Clustering Model

🎯 Purpose¶

This decision card helps analysts choose the most appropriate clustering method based on data characteristics, project goals, and modeling constraints. Use it during early-stage exploration, segmentation design, or stakeholder alignment.

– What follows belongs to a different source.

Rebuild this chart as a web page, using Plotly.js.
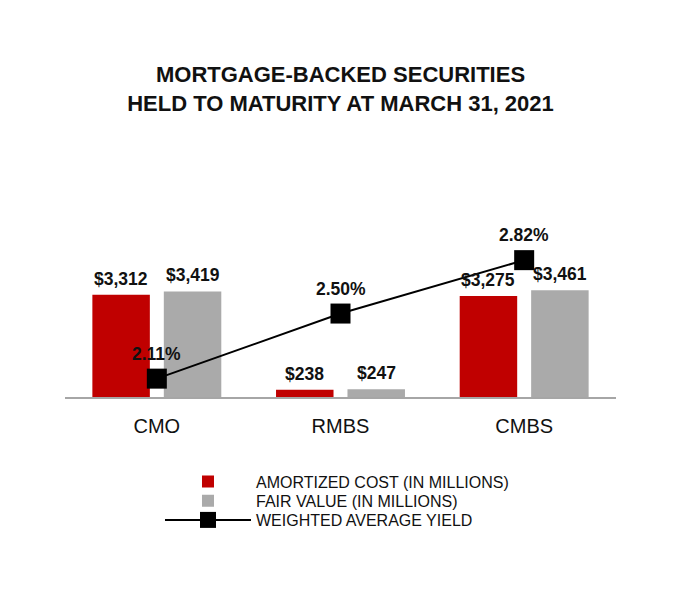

⚙️ Step 1: Problem Characteristics¶

Question	If Yes...	Then Consider...
Are clusters expected to be spherical/equally sized?	✅	K-Means, GMM
Is there significant noise or outliers?	✅	DBSCAN, HDBSCAN
Do clusters vary in density or size?	✅	HDBSCAN, OPTICS
Should cluster shape be non-convex?	✅	Spectral, DBSCAN
Do you expect overlapping clusters?	✅	GMM (soft assignments)
Is interpretability or hierarchy required?	✅	Hierarchical, Agglomerative Clustering
Is the dataset large (10k+ rows)?	✅	K-Means, MiniBatchKMeans
Is the data mixed or categorical?	✅	K-Medoids, specialized encoders

🧰 Step 2: Model Preference Guide¶

Preference	Recommended Models
🔎 Interpretability	K-Means, Hierarchical, K-Medoids
🌐 Irregular boundaries	DBSCAN, Spectral, HDBSCAN
🔀 Overlapping groups	GMM (Gaussian Mixture Model)
🧱 Density-based logic	DBSCAN, HDBSCAN, OPTICS
🔁 No need to predefine `k`	DBSCAN, HDBSCAN, Hierarchical
⚡️ Speed on large sets	K-Means, MiniBatchKMeans

📊 Step 3: Validation Strategy by Model¶

Model Type	Suggested Validation Methods
K-Means	Elbow, Silhouette, CH Index
GMM	Log-Likelihood, BIC, Silhouette
DBSCAN	Cluster count, noise %, visual inspection
HDBSCAN	Soft probabilities, cluster stability plot
Hierarchical	Dendrogram, Cophenetic Correlation
Spectral	Silhouette, visual structure via UMAP

📎 Step 4: Visual Aids for Stakeholders¶

Goal	Visual
Show cluster separation	PCA / UMAP scatter with cluster color
Compare cluster quality	Silhouette plot
Show feature patterns	Heatmaps, radar plots
Show relative size	Bar charts, pie charts
Map clusters to known groups	Overlay plot or confusion matrix

🧠 Final Reminders¶

There is no one true clustering solution — test multiple methods.
Use both quantitative metrics and domain insight to validate clusters.
Always include visual evidence when presenting clusters.

Use this decision card alongside the Clustering Evaluation Checklist and Visual Guide to support structured, flexible analysis.

💡 Tip¶

"Before committing to a clustering algorithm, run a dimensionality reduction method like PCA or UMAP to visualize the data structure. This can reveal natural separations, noise patterns, or feature scaling issues that may influence which model performs best."